SGCC takes step towards development of China's smart grid
Shanghai. November 12. INTERFAX-CHINA - As China's largest power grid developer and operator, State Grid Corp. of China (SGCC) is keen to see smart grids used in the country. The company has already taken its first step in this area, though work is still at an early stage.
One of the most crucial aspects in preparing for smart grid construction is implementing standards. SGCC has been in the process of stipulating smart grid standards since March 2009, according to Zhang Dongxia, a researcher from China Electric Power Research Institute's (CEPRI) State Grid Simulation Center.

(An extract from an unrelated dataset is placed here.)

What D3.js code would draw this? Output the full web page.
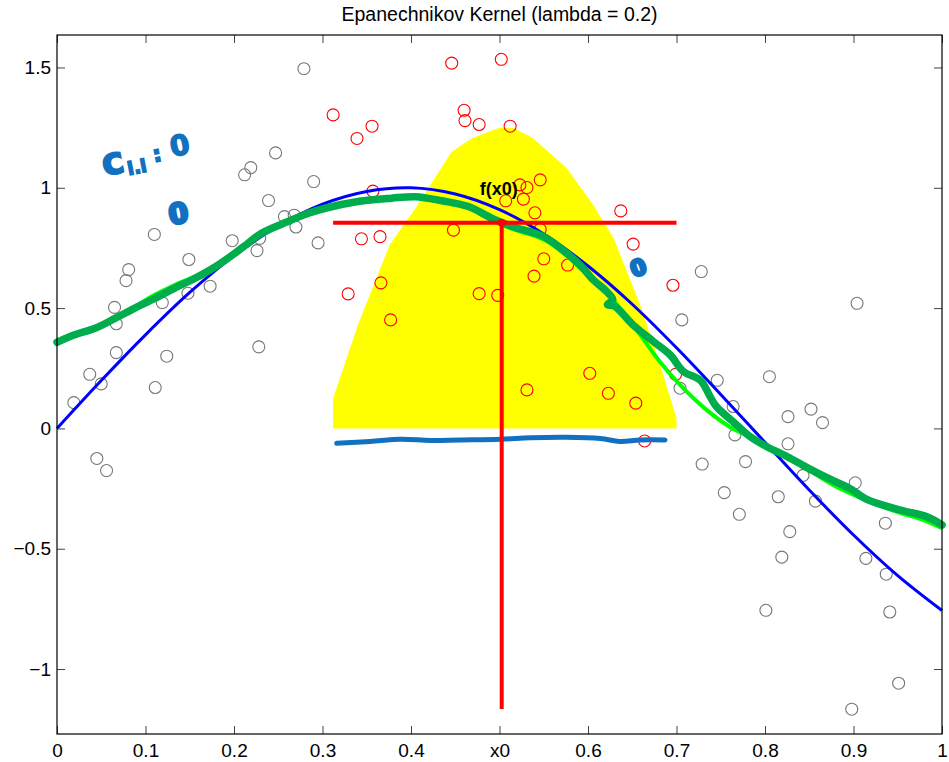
<!DOCTYPE html>
<html>
<head>
<meta charset="utf-8">
<script src="https://cdn.jsdelivr.net/npm/d3@7"></script>
<style>
  body { margin: 0; background: #fff; }
  svg { display: block; font-family: "Liberation Sans", Arial, Helvetica, sans-serif; }
</style>
</head>
<body>
<div id="chart"></div>
<script>
// ticks
const xTicks = [0, 0.1, 0.2, 0.3, 0.4, 0.5, 0.6, 0.7, 0.8, 0.9, 1];
const xTickLabels = ["0", "0.1", "0.2", "0.3", "0.4", "x0", "0.6", "0.7", "0.8", "0.9", "1"];
const yTicks = [-1, -0.5, 0, 0.5, 1, 1.5];
const yTickLabels = ["\u22121", "\u22120.5", "0", "0.5", "1", "1.5"];

// samples outside the kernel window (gray)
const grayX = [0.279, 0.247, 0.219, 0.212, 0.290, 0.239, 0.257, 0.268, 0.270, 0.110,
  0.198, 0.226, 0.229, 0.295, 0.149, 0.081, 0.078, 0.173, 0.148, 0.119,
  0.065, 0.067, 0.067, 0.124, 0.228, 0.037, 0.050, 0.111, 0.019, 0.045, 0.056,
  0.706, 0.704, 0.728, 0.904, 0.746, 0.805, 0.764, 0.826, 0.852, 0.865,
  0.766, 0.826, 0.729, 0.778, 0.902, 0.754, 0.815, 0.857, 0.771, 0.828,
  0.936, 0.819, 0.914, 0.937, 0.801, 0.941, 0.951, 0.898, 0.843];
const grayY = [1.495, 1.145, 1.084, 1.054, 1.026, 0.947, 0.880, 0.886, 0.837, 0.806,
  0.780, 0.739, 0.790, 0.771, 0.702, 0.660, 0.614, 0.591, 0.562, 0.523,
  0.503, 0.435, 0.315, 0.300, 0.339, 0.225, 0.185, 0.170, 0.107, -0.125, -0.175,
  0.451, 0.167, 0.652, 0.520, 0.200, 0.215, 0.091, 0.049, 0.080, 0.024,
  -0.027, -0.064, -0.148, -0.138, -0.226, -0.267, -0.284, -0.302, -0.357, -0.429,
  -0.394, -0.535, -0.540, -0.606, -0.756, -0.763, -1.059, -1.167, -0.195];

// samples inside the kernel window (red)
const redX = [0.446, 0.502, 0.312, 0.460, 0.461, 0.477, 0.512, 0.356, 0.339, 0.357,
  0.546, 0.523, 0.531, 0.507, 0.527, 0.540, 0.637, 0.651, 0.448, 0.344,
  0.365, 0.546, 0.550, 0.577, 0.539, 0.366, 0.329, 0.477, 0.498, 0.377,
  0.696, 0.602, 0.531, 0.623, 0.654, 0.664, 0.699];
const redY = [1.518, 1.534, 1.303, 1.322, 1.279, 1.263, 1.256, 1.256, 1.205, 0.986,
  1.033, 1.012, 1.001, 0.946, 0.953, 0.896, 0.904, 0.766, 0.824, 0.788,
  0.797, 0.827, 0.705, 0.679, 0.633, 0.605, 0.559, 0.560, 0.553, 0.451,
  0.595, 0.229, 0.160, 0.146, 0.105, -0.052, 0.225];

// true function (blue)
const trueX = [0, 0.05, 0.1, 0.15, 0.2, 0.25, 0.3, 0.35, 0.4, 0.45, 0.5,
  0.55, 0.6, 0.65, 0.7, 0.75, 0.8, 0.85, 0.9, 0.95, 1];
const trueY = [0, 0.199, 0.389, 0.565, 0.717, 0.841, 0.932, 0.985, 1.0, 0.974, 0.909,
  0.808, 0.675, 0.516, 0.335, 0.141, -0.058, -0.256, -0.443, -0.612, -0.757];

// kernel smoother fit (bright green)
const fitX = [0, 0.020, 0.043, 0.066, 0.088, 0.111, 0.133, 0.156, 0.179, 0.201,
  0.231, 0.261, 0.284, 0.303, 0.340, 0.378, 0.405, 0.435, 0.465, 0.491,
  0.514, 0.550, 0.576, 0.591, 0.614, 0.636, 0.659, 0.681, 0.704, 0.734,
  0.760, 0.790, 0.809, 0.840, 0.877, 0.915, 0.950, 0.980, 1.0];
const fitY = [0.360, 0.386, 0.415, 0.462, 0.507, 0.556, 0.596, 0.632, 0.676, 0.731,
  0.812, 0.862, 0.896, 0.918, 0.945, 0.958, 0.962, 0.943, 0.915, 0.868,
  0.830, 0.785, 0.718, 0.666, 0.596, 0.500, 0.389, 0.278, 0.181, 0.077,
  0.007, -0.048, -0.089, -0.150, -0.235, -0.300, -0.348, -0.382, -0.415];

// hand-drawn trace over the fit (dark green)
const penX = [0, 0.020, 0.043, 0.066, 0.088, 0.111, 0.133, 0.156, 0.179, 0.201,
  0.216, 0.231, 0.261, 0.284, 0.303, 0.340, 0.378, 0.405, 0.435, 0.465,
  0.491, 0.514, 0.550, 0.576, 0.591, 0.606, 0.621, 0.628, 0.622, 0.630,
  0.651, 0.674, 0.693, 0.708, 0.727, 0.738, 0.745, 0.764, 0.783, 0.802,
  0.825, 0.847, 0.870, 0.896, 0.915, 0.953, 0.983, 1.0];
const penY = [0.358, 0.389, 0.416, 0.458, 0.500, 0.541, 0.583, 0.624, 0.672, 0.728,
  0.770, 0.811, 0.860, 0.894, 0.915, 0.943, 0.957, 0.963, 0.946, 0.922,
  0.874, 0.839, 0.797, 0.728, 0.680, 0.617, 0.569, 0.535, 0.515, 0.508,
  0.430, 0.361, 0.305, 0.236, 0.200, 0.132, 0.091, 0.028, -0.034, -0.076,
  -0.117, -0.162, -0.205, -0.250, -0.295, -0.339, -0.367, -0.401];

// Epanechnikov weights around x0 (yellow)
const kernelX = [0.312, 0.312, 0.340, 0.376, 0.405, 0.446, 0.469, 0.499, 0.516,
  0.538, 0.576, 0.606, 0.629, 0.659, 0.678, 0.700, 0.700];
const kernelY = [0, 0.125, 0.430, 0.763, 0.915, 1.150, 1.206, 1.248, 1.248,
  1.206, 1.081, 0.929, 0.790, 0.513, 0.305, 0.042, 0];

// estimate at x0 (red)
const x0 = 0.5025;
const fx0 = 0.855;
const windowX = [0.312, 0.700];
const stemBottom = -1.166;

// hand-drawn baseline (blue pen)
const baseX = [0.316, 0.354, 0.388, 0.422, 0.455, 0.501, 0.535, 0.575, 0.614, 0.636, 0.659, 0.687];
const baseY = [-0.062, -0.054, -0.045, -0.050, -0.048, -0.045, -0.039, -0.037, -0.042, -0.054, -0.048, -0.048];

const width = 949, height = 762;
const margin = { top: 35, right: 7, bottom: 28, left: 57 };
const pen = "#1170c0";

const svg = d3.select("#chart").append("svg")
  .attr("width", width)
  .attr("height", height);

const x = d3.scaleLinear().domain([0, 1]).range([margin.left, width - margin.right]);
const y = d3.scaleLinear().domain([-1.27, 1.635]).range([height - margin.bottom, margin.top]);

const pts = (xs, ys) => xs.map((d, i) => [d, ys[i]]);

// yellow kernel window
svg.append("path")
  .datum(pts(kernelX, kernelY))
  .attr("fill", "#ffff00")
  .attr("d", d3.line().x((d) => x(d[0])).y((d) => y(d[1])));

// scatter
svg.append("g").selectAll("circle")
  .data(pts(grayX, grayY))
  .join("circle")
  .attr("cx", (d) => x(d[0]))
  .attr("cy", (d) => y(d[1]))
  .attr("r", 6)
  .attr("fill", "none")
  .attr("stroke", "#777")
  .attr("stroke-width", 1.1);

svg.append("g").selectAll("circle")
  .data(pts(redX, redY))
  .join("circle")
  .attr("cx", (d) => x(d[0]))
  .attr("cy", (d) => y(d[1]))
  .attr("r", 6)
  .attr("fill", "none")
  .attr("stroke", "#ff0000")
  .attr("stroke-width", 1.1);

const smooth = d3.line().x((d) => x(d[0])).y((d) => y(d[1])).curve(d3.curveCatmullRom);

// true curve
svg.append("path")
  .datum(pts(trueX, trueY))
  .attr("fill", "none")
  .attr("stroke", "#0000ff")
  .attr("stroke-width", 3)
  .attr("d", smooth);

// fitted curve
svg.append("path")
  .datum(pts(fitX, fitY))
  .attr("fill", "none")
  .attr("stroke", "#00ff00")
  .attr("stroke-width", 4)
  .attr("stroke-linejoin", "round")
  .attr("d", smooth);

// pen: baseline under the kernel
svg.append("path")
  .datum(pts(baseX, baseY))
  .attr("fill", "none")
  .attr("stroke", pen)
  .attr("stroke-width", 5)
  .attr("stroke-linecap", "round")
  .attr("d", smooth);

// pen: dark green trace
svg.append("path")
  .datum(pts(penX, penY))
  .attr("fill", "none")
  .attr("stroke", "#00ad4c")
  .attr("stroke-width", 7.5)
  .attr("stroke-linecap", "round")
  .attr("stroke-linejoin", "round")
  .attr("d", smooth);

// red estimate lines
svg.append("line")
  .attr("x1", x(windowX[0])).attr("x2", x(windowX[1]))
  .attr("y1", y(fx0)).attr("y2", y(fx0))
  .attr("stroke", "#ff0000").attr("stroke-width", 4);
svg.append("line")
  .attr("x1", x(x0)).attr("x2", x(x0))
  .attr("y1", y(fx0)).attr("y2", y(stemBottom))
  .attr("stroke", "#ff0000").attr("stroke-width", 4);
svg.append("circle")
  .attr("cx", x(x0)).attr("cy", y(fx0)).attr("r", 4)
  .attr("fill", "#ff0000");

svg.append("text")
  .attr("x", x(x0) - 3)
  .attr("y", y(fx0) - 28)
  .attr("text-anchor", "middle")
  .attr("font-size", 18)
  .attr("font-weight", "bold")
  .text("f(x0)");

// pen notes
const note = svg.append("text")
  .attr("transform", "translate(104,176) rotate(-11)")
  .attr("fill", pen)
  .attr("stroke", pen)
  .attr("stroke-width", 1.5)
  .attr("font-family", "DejaVu Sans")
  .attr("font-weight", "bold");
note.append("tspan").attr("font-size", 38).text("c");
note.append("tspan").attr("font-size", 18).attr("dy", 4).attr("dx", 2).text("l.i");
note.append("tspan").attr("font-size", 22).attr("dy", -8).attr("dx", 8).text(":");
note.append("tspan").attr("font-size", 28).attr("dy", -2).attr("dx", 10).text("0");

svg.append("text")
  .attr("transform", "translate(180,223) rotate(-10)")
  .attr("text-anchor", "middle")
  .attr("fill", pen).attr("stroke", pen).attr("stroke-width", 3)
  .attr("font-family", "DejaVu Sans").attr("font-weight", "bold")
  .attr("font-size", 28)
  .text("0");

svg.append("text")
  .attr("transform", "translate(641,275) rotate(-20)")
  .attr("text-anchor", "middle")
  .attr("fill", pen).attr("stroke", pen).attr("stroke-width", 3)
  .attr("font-family", "DejaVu Sans").attr("font-weight", "bold")
  .attr("font-size", 22)
  .text("0");

// axes
const axisStyle = (g) => {
  g.select(".domain").remove();
  g.selectAll(".tick line").attr("stroke", "#444");
  g.selectAll(".tick text").attr("font-size", 19).attr("fill", "#000")
    .attr("font-family", "Liberation Sans, Arial, sans-serif");
};

svg.append("g")
  .attr("transform", `translate(0,${height - margin.bottom})`)
  .call(d3.axisBottom(x).tickValues(xTicks).tickFormat((d, i) => xTickLabels[i])
    .tickSizeInner(-8).tickSizeOuter(0).tickPadding(10))
  .call(axisStyle);

svg.append("g")
  .attr("transform", `translate(0,${margin.top})`)
  .call(d3.axisTop(x).tickValues(xTicks).tickFormat("").tickSizeInner(-8).tickSizeOuter(0))
  .call(axisStyle);

svg.append("g")
  .attr("transform", `translate(${margin.left},0)`)
  .call(d3.axisLeft(y).tickValues(yTicks).tickFormat((d, i) => yTickLabels[i])
    .tickSizeInner(-8).tickSizeOuter(0).tickPadding(6))
  .call(axisStyle);

svg.append("g")
  .attr("transform", `translate(${width - margin.right},0)`)
  .call(d3.axisRight(y).tickValues(yTicks).tickFormat("").tickSizeInner(-8).tickSizeOuter(0))
  .call(axisStyle);

// box
svg.append("rect")
  .attr("x", margin.left).attr("y", margin.top)
  .attr("width", width - margin.left - margin.right)
  .attr("height", height - margin.top - margin.bottom)
  .attr("fill", "none")
  .attr("stroke", "#000")
  .attr("stroke-width", 1.2);

// title
svg.append("text")
  .attr("x", (margin.left + width - margin.right) / 2)
  .attr("y", 21)
  .attr("text-anchor", "middle")
  .attr("font-size", 19.5)
  .text("Epanechnikov Kernel (lambda = 0.2)");
</script>
</body>
</html>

Zhang, who attended the 2nd China Smart Grid Forum in Shanghai on Nov. 9, said SGCC has three departments working on standards along with CEPRI.
There are 92 standards under consideration, with 45 to be completed by the end of this year. The entire process is expected to be finished by 2013.
In 2010, SGCC launched the third bid invitation for the purchase of equipment, including transformers and instrument transformers, for smart grid construction. China Securities Journal reported on Nov. 12 that the company will soon start the fourth bid invitation to purchase smart meters.
The company has also started the construction of several demonstration projects for the large-scale development of smart grids, applying standards agreed to so far.
One of the key advantages of smart grids is their ability to regulate electricity transmission from renewable energy sources, which can be unreliable in generating a consistent supply of power.
Zhang noted that SGCC's subsidiary North China Grid Co. Ltd. is constructing a renewable energy complex in northern Hebei province, integrating wind turbines with 100 megawatt (MW) capacity, a 50 MW solar module and a sodium-sulfur battery (NAS) capable of storing 20 MW.
Combining wind and solar energy production with storage batteries is one option of creating grid-friendly electricity. SGCC has also requested renewable energy producers to stabilize their electricity output.
Chi Yongning, deputy chief engineer of CEPRI's Renewable Energy Department, said at the same conference that SGCC's standards will require wind turbines to be capable of "low voltage ride through" (LVRT), the ability to keep operating even with sudden temporary drops in grid voltage.
Although SGCC is actively researching solutions and technologies related to the smart grid, the company will not develop distributed energy projects in the short term, unlike the smart grid concepts in the U.S. and Europe.
Zhang noted that development of distributed energy projects would erode SGCC's profits, which still depends primarily on income from electricity transmission. Its smart grid strategy is therefore based on long-distance electricity transmission using ultra-high voltage transmission lines.
State subsidies have been limited to SGCC for transmitting electricity generated by renewable energy projects. However, Chi said that the company still regards smart grid development as an opportunity as it can increase transmission of electricity output from large thermal power and hydropower bases in western regions, where numerous wind farms and solar plants are also located.